Polish is the official language of Poland. It belongs to the family of Indo-European languages, and the group of West Slavic languages (alongside Czech, Slovak, Kashubian, Lower Sorbian, Upper Sorbian and the now defunct Polabian language). It is believed to be one of the most difficult languages in the world.
It is estimated that an average Pole has an active vocabulary of approximately 30,000 words, and a passive vocabulary of around 100,000 words which he or she does not use. According to the philologists from the University of Bialystok, it is enough to know the 1200 most frequently used words to communicate in Polish.
The Polish alphabet is based on the Latin alphabet and consists of 32 letters. It includes seven digraphs (sz, rz, cz, ch, dz, dż, dź), one trigraph (dzi) and nine letters formed using diacritics (ą, ć, ę, ł, ń, ó, ś, ź, ż).
There are seven grammatical cases and types of coniugation. Cases apply to nouns, adjectives, and participles in the function of modifiers, pronouns substituting nouns, adjectives and numerals, as well as numerals.

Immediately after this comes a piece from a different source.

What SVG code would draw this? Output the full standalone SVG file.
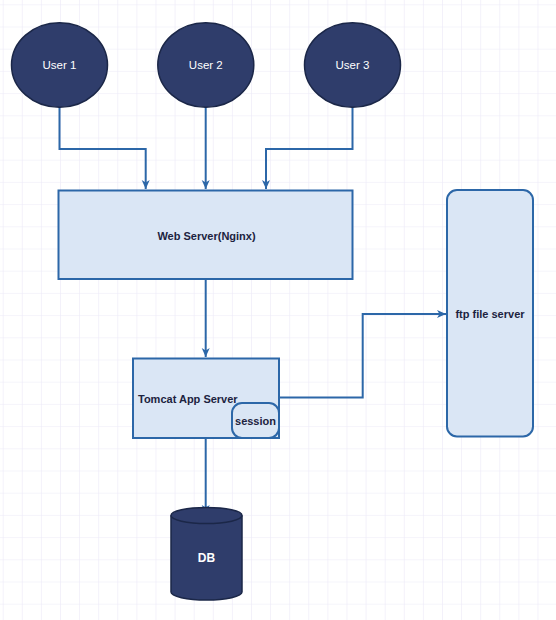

The oldest sentence in the Polish language: ‘Day, ut ia pobrusa, a ti poziwai’ was written in 1270 in Wrocław, in the Book of Henryków. Fifteen years later, at the gathering in Łęczyca, it was decided that the Polish language will be used next to Latin in cloister and cathedral schools.
The Polish language has been influenced by Latin, Greek, German, Czech, Ruthenian, Turkish, French, Italian, Russian, Hungarian and Yiddish. Currently, it is most influenced by the lingua franca of our times – the English language.
The main dialects of the Polish language include: Greater Polish, Lesser Polish, Silesian, Masovian, Chełm-Kociewie-Warmian and North- and South-Eastern Borderlands’ dialects.